There are hierarchical hash maps as you describe. However, there are some caveats.
First is that a hash map is only guaranteed constant time if you can limit the cost of a collision to constant time. If there are no collisions, then using a linked-list as the next layer never comes up, because you never need to deal with collisions at all. If you want to use a hash map for collision resolution rather than a linked list, we have to consider the case where there are collisions, so we have to either find a way to control the collisions in this new map, or accept worse runtime bounds.

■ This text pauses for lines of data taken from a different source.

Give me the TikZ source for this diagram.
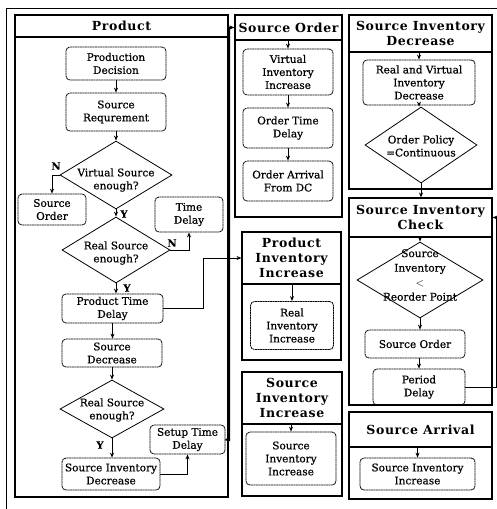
\documentclass[tikz,border=0pt]{standalone}
\usepackage{fontspec}
\setmainfont{DejaVu Serif}[FakeBold=0.6]
\newfontfamily\headfont[LetterSpace=5]{DejaVu Serif}
\usetikzlibrary{arrows.meta,shapes.geometric}
\begin{document}
\begin{tikzpicture}[x=1pt,y=-1pt,
  font=\fontsize{10.5}{13}\selectfont,
  lanehead/.style={draw,line width=1.1pt,rectangle,inner sep=0pt,align=center,
    font=\headfont\bfseries\fontsize{12.5}{15}\selectfont},
  lanebody/.style={draw,line width=1.1pt,rectangle,inner sep=0pt},
  stepbox/.style={draw,line width=0.8pt,dash pattern=on 2pt off 0.5pt,rounded corners=4pt,
    inner sep=0pt,align=center},
  decide/.style={draw,line width=0.8pt,diamond,inner sep=0pt},
  dtext/.style={align=center,font=\fontsize{10.5}{13}\selectfont},
  arr/.style={line width=0.9pt,-{Stealth[length=5pt,width=4pt]}},
  tag/.style={font=\bfseries\fontsize{10}{11}\selectfont,inner sep=0pt}]
\useasboundingbox (0,0) rectangle (497,509);
% outer frame
\draw[line width=0.9pt] (6,509) -- (6,8) -- (497,8);

% ---- Product lane ----
\node[lanebody,minimum width=213pt,minimum height=460pt] (pbody) at (121.5,267) {};
\node[lanehead,minimum width=213pt,minimum height=22pt] (phead) at (121.5,26) {Product};
\node[stepbox,minimum width=100pt,minimum height=33pt] (pd) at (116,63.5) {Production\\Decision};
\node[stepbox,minimum width=100pt,minimum height=38pt] (sr) at (116,112) {Source\\Requrement};
\node[decide,minimum width=112pt,minimum height=68pt] (vs) at (116,175) {};
\node[dtext] (vst) at (116,180) {Virtual Source\\enough?};
\node[stepbox,minimum width=68pt,minimum height=31pt] (so1) at (52,209.5) {Source\\Order};
\node[stepbox,minimum width=68pt,minimum height=35pt] (td) at (189,214.5) {Time\\Delay};
\node[decide,minimum width=108pt,minimum height=66pt] (rs1) at (116,250) {};
\node[dtext] (rs1t) at (116,253) {Real Source\\enough?};
\node[stepbox,minimum width=101pt,minimum height=29pt] (ptd) at (112.5,308.5) {Product Time\\Delay};
\node[stepbox,minimum width=100pt,minimum height=28pt] (sd) at (112,353) {Source\\Decrease};
\node[decide,minimum width=104pt,minimum height=58pt] (rs2) at (112,409) {};
\node[dtext] (rs2t) at (112,410) {Real Source\\enough?};
\node[stepbox,minimum width=75pt,minimum height=29pt] (std) at (187.5,439.5) {Setup Time\\Delay};
\node[stepbox,minimum width=98pt,minimum height=32pt] (sid) at (111,474) {Source Inventory\\Decrease};

\draw[arr] (pd.south) -- (pd.south |- sr.north);
\draw[arr] (sr.south) -- (sr.south |- vs.north);
\draw[arr] (vs.west) -| (so1.north);
\node[tag] (n1) at (56,166) {N};
\draw[arr] (vs.south) -- (vs.south |- rs1.north);
\node[tag] (y1) at (124,214) {Y};
\draw[arr] (rs1.east) -| (td.south);
\node[tag] (n2) at (172,243) {N};
\draw[arr] (rs1.south) -- (rs1.south |- ptd.north);
\node[tag] (y2) at (127,288) {Y};
\draw[arr] (ptd.south) -- (ptd.south |- sd.north);
\draw[arr] (sd.south) -- (sd.south |- rs2.north);
\draw[arr] (rs2.south) -- (rs2.south |- sid.north);
\node[tag] (y3) at (100,445) {Y};
\draw[arr] (sid.east) -| (std.south);

% ---- Source Order lane ----
\node[lanebody,minimum width=107pt,minimum height=177pt] (sobody) at (288.5,128.5) {};
\node[lanehead,minimum width=107pt,minimum height=25pt] (sohead) at (288.5,27.5) {Source Order};
\node[stepbox,minimum width=90pt,minimum height=46pt] (vii) at (288,72) {Virtual\\Inventory\\Increase};
\node[stepbox,minimum width=90pt,minimum height=40pt] (otd) at (288,128) {Order Time\\Delay};
\node[stepbox,minimum width=90pt,minimum height=40pt] (oad) at (288,181) {Order Arrival\\From DC};
\draw[arr] (sohead.south -| vii.north) -- (vii.north);
\draw[arr] (vii.south) -- (vii.south |- otd.north);
\draw[arr] (otd.south) -- (otd.south |- oad.north);

% ---- Product Inventory Increase lane ----
\node[lanebody,minimum width=99pt,minimum height=76pt] (pibody) at (291.5,322) {};
\node[lanehead,minimum width=99pt,minimum height=52pt] (pihead) at (291.5,258) {Product\\Inventory\\Increase};
\node[stepbox,minimum width=83pt,minimum height=48pt] (rii) at (292,325.5) {Real\\Inventory\\Increase};
\draw[arr] (pihead.south -| rii.north) -- (rii.north);

% ---- Source Inventory Increase lane ----
\node[lanebody,minimum width=100pt,minimum height=72pt] (siibody) at (292,460) {};
\node[lanehead,minimum width=100pt,minimum height=52pt] (siihead) at (292,398) {Source\\Inventory\\Increase};
\node[stepbox,minimum width=90pt,minimum height=53pt] (sii) at (291,458.5) {Source\\Inventory\\Increase};
\draw[arr] (siihead.south -| sii.north) -- (sii.north);

% ---- Source Inventory Decrease lane ----
\node[lanebody,minimum width=143pt,minimum height=137pt] (sidbody) at (420.5,120.5) {};
\node[lanehead,minimum width=143pt,minimum height=37pt] (sidhead) at (420.5,33.5) {Source Inventory\\Decrease};
\node[stepbox,minimum width=112pt,minimum height=45pt] (rvid) at (419,82.5) {Real and Virtual\\Inventory\\Decrease};
\node[decide,minimum width=112pt,minimum height=76pt] (op) at (421,145) {};
\node[dtext] (opt) at (421,146) {Order Policy\\=Continuous};
\draw[arr] (sidhead.south -| rvid.north) -- (rvid.north);
\draw[arr] (rvid.south) -- (rvid.south |- op.north);

% ---- Source Inventory Check lane ----
\node[lanebody,minimum width=143pt,minimum height=168pt] (sicbody) at (420.5,321) {};
\node[lanehead,minimum width=143pt,minimum height=39pt] (sichead) at (420.5,217.5) {Source Inventory\\Check};
\node[decide,minimum width=126pt,minimum height=76pt] (rop) at (420,280) {};
\node[dtext,font=\fontsize{10.5}{14.5}\selectfont] (ropt) at (420,275) {Source\\Inventory\\$<$\\Reorder Point};
\node[stepbox,minimum width=100pt,minimum height=28pt] (sorder) at (415,344) {Source Order};
\node[stepbox,minimum width=92pt,minimum height=36pt] (perd) at (419,387) {Period\\Delay};
\draw[arr] (op.south) -- (op.south |- sichead.north);
\draw[arr] (sichead.south -| rop.north) -- (rop.north);
\draw[arr] (rop.south) -- (rop.south |- sorder.north);
\draw[arr] (sorder.south -| perd.north) -- (perd.north);
\coordinate (loop) at (496,387);
\draw[arr] (perd.east) -- (loop) |- (sichead.east);

% ---- Source Arrival lane ----
\node[lanebody,minimum width=143pt,minimum height=52pt] (sabody) at (420.5,473) {};
\node[lanehead,minimum width=143pt,minimum height=35pt] (sahead) at (420.5,429.5) {Source Arrival};
\node[stepbox,minimum width=115pt,minimum height=32pt] (sai) at (417.5,474) {Source Inventory\\Increase};
\draw[arr] (sahead.south -| sai.north) -- (sai.north);

% ---- links between lanes ----
\coordinate (up1) at (229,440);
\draw[arr,line width=2pt] (std.east) -- (up1) |- (sohead.west);
\coordinate (up2) at (203,308.5);
\draw[arr] (ptd.east) -- (up2) |- (pihead.west);
\end{tikzpicture}
\end{document}
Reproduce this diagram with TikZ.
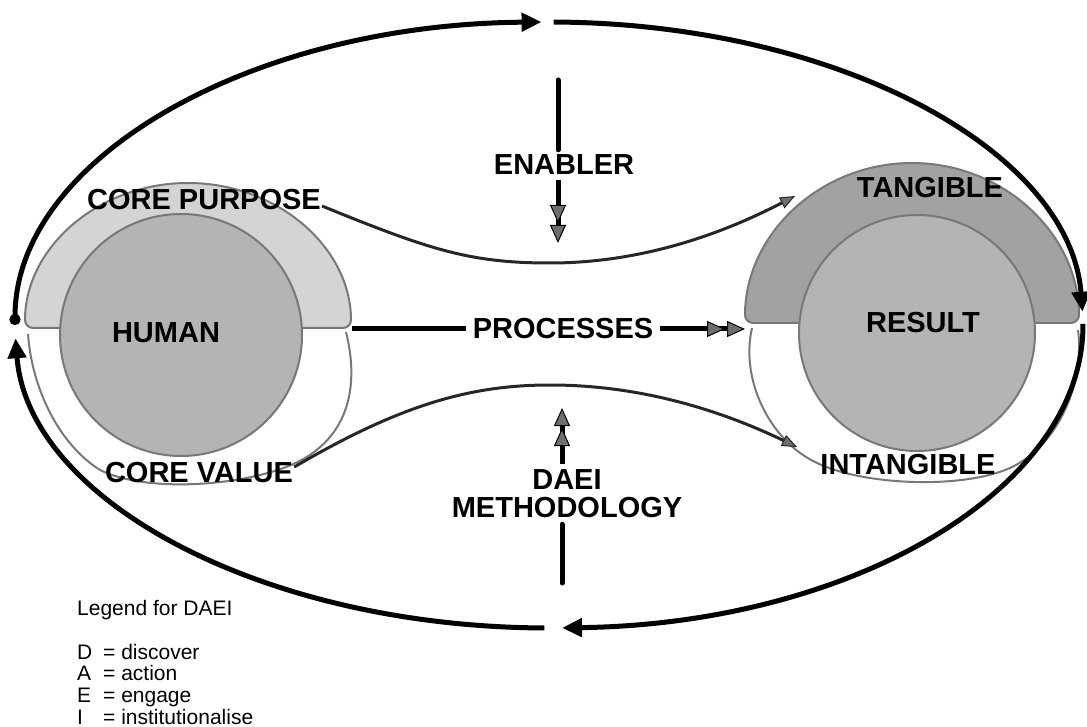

Linked lists are fast and easy to manipulate and traverse. They require no spatial locality, so it is easy to pool the spare nodes for many linked lists and draw from that pool as needed. Compare that to resolving collisions with hash maps which require contiguous blocks of memory to be sized and managed. It'd be virtually impossible to manage these collision resolution maps without writing a malloc like function, which is one of the more expensive operations you can put into a high-speed structure like hash mapping!
Also, what are you hashing with anyway? If there is too much of a relationship between the hashing and binning procedures for the outer hash map and the inner hash map, collisions that cause us to need a collision resolution procedure are likely to collide again in the second layer, or the third layer. You may find that what looks optimal actually becomes very suboptimal in realistic situations.
In all, it tends to be easier and faster to maintain data using a linked list or a probing technique, monitor the depth of the lists, and perhaps re-hash if they get too non-ideal. The savings in memory management complexity far outweigh the behavior of using hash maps for collision resolution.